* start *

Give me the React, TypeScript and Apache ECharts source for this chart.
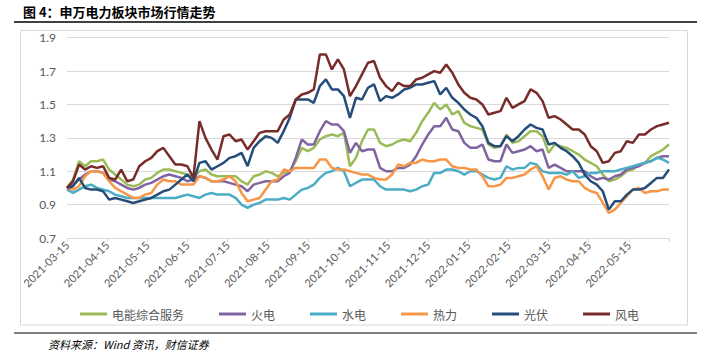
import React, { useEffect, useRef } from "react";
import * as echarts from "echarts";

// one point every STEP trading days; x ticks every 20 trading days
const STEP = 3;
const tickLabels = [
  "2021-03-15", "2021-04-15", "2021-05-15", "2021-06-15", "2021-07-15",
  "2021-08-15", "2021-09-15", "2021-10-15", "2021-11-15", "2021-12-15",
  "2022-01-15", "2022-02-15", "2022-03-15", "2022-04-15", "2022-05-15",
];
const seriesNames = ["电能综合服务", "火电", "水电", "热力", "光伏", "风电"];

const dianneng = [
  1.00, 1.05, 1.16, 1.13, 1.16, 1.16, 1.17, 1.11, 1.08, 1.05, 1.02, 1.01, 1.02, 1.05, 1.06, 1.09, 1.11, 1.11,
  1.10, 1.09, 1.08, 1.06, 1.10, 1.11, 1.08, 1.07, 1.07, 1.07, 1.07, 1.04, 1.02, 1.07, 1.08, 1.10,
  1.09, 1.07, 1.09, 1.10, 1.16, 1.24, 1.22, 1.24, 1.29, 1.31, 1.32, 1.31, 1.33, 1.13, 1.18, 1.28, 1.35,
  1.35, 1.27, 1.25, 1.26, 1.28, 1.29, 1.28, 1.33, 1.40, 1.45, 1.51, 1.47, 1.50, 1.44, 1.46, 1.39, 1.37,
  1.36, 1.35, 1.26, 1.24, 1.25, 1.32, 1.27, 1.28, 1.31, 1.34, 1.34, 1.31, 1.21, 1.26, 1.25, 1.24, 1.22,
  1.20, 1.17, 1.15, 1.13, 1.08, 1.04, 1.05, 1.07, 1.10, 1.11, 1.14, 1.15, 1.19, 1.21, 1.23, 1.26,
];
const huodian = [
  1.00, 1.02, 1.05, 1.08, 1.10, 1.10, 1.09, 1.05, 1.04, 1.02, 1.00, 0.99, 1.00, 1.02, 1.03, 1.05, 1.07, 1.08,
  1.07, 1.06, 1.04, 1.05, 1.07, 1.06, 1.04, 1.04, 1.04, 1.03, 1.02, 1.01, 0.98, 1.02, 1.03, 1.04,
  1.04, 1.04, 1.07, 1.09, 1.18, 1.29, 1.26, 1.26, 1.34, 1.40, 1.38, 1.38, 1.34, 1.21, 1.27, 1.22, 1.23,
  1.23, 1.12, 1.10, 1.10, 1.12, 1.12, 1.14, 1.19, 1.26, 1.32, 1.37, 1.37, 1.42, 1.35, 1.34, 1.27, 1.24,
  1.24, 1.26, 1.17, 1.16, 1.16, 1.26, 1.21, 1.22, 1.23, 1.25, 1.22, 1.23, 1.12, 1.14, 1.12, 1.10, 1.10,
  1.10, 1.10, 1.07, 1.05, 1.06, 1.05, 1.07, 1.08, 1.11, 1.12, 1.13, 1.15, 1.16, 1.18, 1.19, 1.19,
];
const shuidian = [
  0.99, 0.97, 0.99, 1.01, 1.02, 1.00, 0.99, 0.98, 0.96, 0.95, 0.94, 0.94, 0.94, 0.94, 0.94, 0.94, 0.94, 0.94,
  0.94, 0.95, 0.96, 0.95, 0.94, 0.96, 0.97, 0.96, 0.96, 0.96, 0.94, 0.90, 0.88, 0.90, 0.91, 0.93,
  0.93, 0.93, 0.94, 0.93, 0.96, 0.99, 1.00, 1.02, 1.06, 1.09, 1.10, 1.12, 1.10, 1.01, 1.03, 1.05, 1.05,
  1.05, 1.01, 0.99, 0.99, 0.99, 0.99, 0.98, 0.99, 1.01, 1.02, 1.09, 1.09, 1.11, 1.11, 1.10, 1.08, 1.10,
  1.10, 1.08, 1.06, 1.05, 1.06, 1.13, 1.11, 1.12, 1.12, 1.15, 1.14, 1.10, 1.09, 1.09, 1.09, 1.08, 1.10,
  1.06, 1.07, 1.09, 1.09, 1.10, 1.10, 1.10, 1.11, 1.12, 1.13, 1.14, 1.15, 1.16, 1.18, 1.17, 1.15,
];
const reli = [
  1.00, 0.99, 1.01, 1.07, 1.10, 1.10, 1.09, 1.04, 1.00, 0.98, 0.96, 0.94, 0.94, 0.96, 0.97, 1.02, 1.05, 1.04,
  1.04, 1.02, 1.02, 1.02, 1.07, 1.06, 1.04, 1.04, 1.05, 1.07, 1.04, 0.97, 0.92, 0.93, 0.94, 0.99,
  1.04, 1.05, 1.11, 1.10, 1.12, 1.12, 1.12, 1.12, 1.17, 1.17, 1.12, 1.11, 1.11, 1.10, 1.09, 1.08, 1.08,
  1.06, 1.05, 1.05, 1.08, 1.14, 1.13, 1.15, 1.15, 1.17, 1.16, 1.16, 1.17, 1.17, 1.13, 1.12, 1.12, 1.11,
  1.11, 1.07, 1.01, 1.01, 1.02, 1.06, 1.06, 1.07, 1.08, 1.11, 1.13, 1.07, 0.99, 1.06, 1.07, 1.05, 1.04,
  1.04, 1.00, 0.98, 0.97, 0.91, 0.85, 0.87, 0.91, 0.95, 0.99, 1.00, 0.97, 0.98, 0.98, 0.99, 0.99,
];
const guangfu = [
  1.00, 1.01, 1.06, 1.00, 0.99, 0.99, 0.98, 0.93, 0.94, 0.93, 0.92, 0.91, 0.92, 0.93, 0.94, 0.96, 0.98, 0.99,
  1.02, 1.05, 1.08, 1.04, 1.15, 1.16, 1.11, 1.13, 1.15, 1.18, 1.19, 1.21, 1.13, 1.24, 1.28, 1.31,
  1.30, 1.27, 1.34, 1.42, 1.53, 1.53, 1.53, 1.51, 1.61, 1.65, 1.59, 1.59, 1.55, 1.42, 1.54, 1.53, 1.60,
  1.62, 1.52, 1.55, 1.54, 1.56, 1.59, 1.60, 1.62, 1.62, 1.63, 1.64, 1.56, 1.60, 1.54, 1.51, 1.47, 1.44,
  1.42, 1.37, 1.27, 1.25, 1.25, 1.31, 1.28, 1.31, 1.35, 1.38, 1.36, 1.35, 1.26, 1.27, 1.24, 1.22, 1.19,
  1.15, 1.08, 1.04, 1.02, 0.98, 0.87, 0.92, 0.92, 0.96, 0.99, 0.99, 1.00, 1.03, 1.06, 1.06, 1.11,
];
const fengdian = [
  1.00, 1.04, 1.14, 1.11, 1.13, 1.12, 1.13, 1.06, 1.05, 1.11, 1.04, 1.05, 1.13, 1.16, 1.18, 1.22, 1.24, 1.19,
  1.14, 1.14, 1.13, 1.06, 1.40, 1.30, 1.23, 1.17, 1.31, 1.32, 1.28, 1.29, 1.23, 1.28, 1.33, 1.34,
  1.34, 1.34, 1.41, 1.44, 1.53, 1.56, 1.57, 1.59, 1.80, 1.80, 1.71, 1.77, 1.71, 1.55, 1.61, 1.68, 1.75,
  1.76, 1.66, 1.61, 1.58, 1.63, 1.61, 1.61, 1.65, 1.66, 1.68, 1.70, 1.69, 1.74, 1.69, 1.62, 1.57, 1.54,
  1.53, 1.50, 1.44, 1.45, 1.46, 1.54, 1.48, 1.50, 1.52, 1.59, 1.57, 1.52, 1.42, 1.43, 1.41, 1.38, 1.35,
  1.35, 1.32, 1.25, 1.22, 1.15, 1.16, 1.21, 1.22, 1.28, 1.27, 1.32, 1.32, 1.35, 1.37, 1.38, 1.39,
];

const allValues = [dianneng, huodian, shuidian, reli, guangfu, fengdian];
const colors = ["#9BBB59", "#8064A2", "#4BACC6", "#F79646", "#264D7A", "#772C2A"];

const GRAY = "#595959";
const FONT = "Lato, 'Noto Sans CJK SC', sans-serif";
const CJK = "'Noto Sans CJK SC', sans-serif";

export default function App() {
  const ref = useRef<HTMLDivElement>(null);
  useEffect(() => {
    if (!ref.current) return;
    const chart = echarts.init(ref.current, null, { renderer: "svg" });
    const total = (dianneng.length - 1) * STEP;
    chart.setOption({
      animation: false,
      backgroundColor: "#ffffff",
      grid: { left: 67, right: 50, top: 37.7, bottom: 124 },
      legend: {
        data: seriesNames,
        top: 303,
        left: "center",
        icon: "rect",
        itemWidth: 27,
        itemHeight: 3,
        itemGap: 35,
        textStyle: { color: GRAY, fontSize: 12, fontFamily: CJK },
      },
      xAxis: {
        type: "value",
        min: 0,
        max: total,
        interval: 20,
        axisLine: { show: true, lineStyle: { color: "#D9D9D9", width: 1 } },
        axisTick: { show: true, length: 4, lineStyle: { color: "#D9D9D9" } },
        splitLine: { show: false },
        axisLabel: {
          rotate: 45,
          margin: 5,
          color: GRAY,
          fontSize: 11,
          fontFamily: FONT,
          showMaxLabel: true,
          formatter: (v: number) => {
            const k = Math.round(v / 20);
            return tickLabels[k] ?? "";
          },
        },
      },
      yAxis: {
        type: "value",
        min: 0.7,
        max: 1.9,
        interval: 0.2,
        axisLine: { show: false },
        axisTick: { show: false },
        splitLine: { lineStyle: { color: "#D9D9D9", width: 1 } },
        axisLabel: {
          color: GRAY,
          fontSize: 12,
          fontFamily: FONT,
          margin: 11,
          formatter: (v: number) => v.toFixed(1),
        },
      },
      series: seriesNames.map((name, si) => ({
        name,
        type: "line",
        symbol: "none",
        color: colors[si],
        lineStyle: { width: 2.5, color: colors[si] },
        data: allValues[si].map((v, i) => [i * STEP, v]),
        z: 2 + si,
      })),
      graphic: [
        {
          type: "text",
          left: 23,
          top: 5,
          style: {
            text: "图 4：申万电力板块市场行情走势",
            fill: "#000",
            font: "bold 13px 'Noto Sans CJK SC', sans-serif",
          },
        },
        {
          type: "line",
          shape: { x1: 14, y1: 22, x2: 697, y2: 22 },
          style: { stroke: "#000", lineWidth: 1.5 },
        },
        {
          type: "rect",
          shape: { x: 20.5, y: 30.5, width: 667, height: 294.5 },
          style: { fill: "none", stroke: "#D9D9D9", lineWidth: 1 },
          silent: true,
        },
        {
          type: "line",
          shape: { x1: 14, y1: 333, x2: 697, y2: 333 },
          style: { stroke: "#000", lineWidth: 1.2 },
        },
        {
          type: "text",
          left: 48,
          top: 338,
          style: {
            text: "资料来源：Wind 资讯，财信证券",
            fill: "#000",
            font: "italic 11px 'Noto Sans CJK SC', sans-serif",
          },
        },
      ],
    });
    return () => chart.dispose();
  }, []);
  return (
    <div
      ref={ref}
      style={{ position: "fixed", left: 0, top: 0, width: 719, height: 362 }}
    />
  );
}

* end *

With the pictures left out, restate word for word every line of the data above, from the first down to the line that contains "import * as".

_Exercise answer_.
Give me the React, TypeScript and Apache ECharts source for this chart.
import React, { useEffect, useRef } from "react";
import * as echarts from "echarts";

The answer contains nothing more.